Unfortunately, that alignment isn’t automatic. “It’s not hard to design the plan once GRR is defined at the top. The harder part is selling the board and CFO on why comp needs to align around retention.”
Pro tip: Start by showing how inconsistent ownership creates missed forecasts, missed targets, and fire drills at renewal time. When comp supports accountability, teams start operating with much more predictability.
Avoiding surprises with AI
If you’re managing hundreds or even thousands of customers, especially across mid-market and long-tail segments, it’s nearly impossible for even the most experienced teams to stay ahead of every renewal risk. You can’t expect a CSM to catch every signal, respond to every shift in sentiment, or read between the lines of every conversation.

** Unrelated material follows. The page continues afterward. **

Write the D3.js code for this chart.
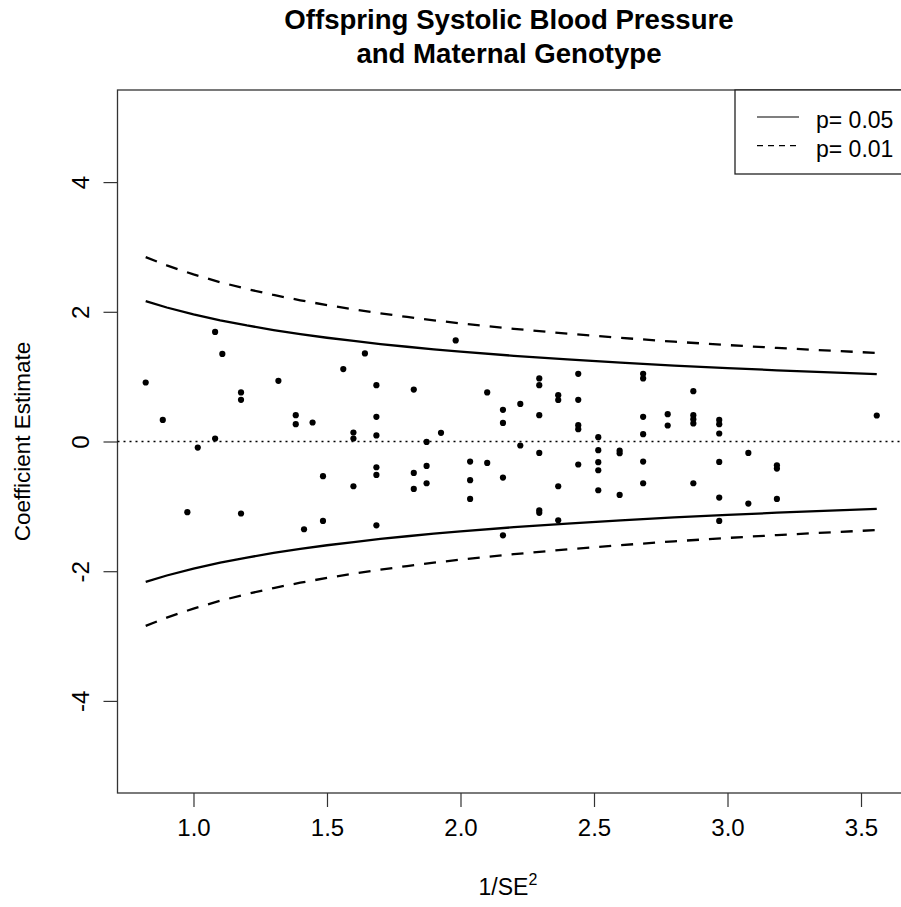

That’s where AI becomes essential.
“You want to look a year out,” said Marilee, “and dive below the surface to identify sentiment—whether that’s a customer disappointed, thrilled, or quietly shopping us in an RFP—so you can surface risks earlier.”
Because we’ve all been there: a customer looks fine on paper… until the surprise churn notice hits your inbox.
Sam pointed to sentiment detection as a key use case. “Historically, it was someone’s opinion we relied on,’” he said. “But AI gives us another lens across all interactions. It helps highlight blind spots and map the white space in relationships.”
That’s why both Gainsight and Xactly are using AI not to replace humans, but to focus them. “We’re layering human-led for strategic expertise, digital-led for lifecycle automation, and agent-led for segments we can’t cover today,” Marilee explained. “Blending all three unlocks a differentiated customer experience at scale.”

A new CRO mandate calls for a new reality
Let’s make one thing clear: Bookings still matter, but retention is now just as critical to hitting the number.
That means aligning teams around shared outcomes, designing comp plans that reinforce shared retention goals, building forecasts that look beyond the current quarter, and using AI to get ahead of risk.
In this new era of revenue leadership, the CROs who win will be the ones who ditch the old playbook, shift their focus, and realize the most reliable source of revenue is the kind that’s already in the door.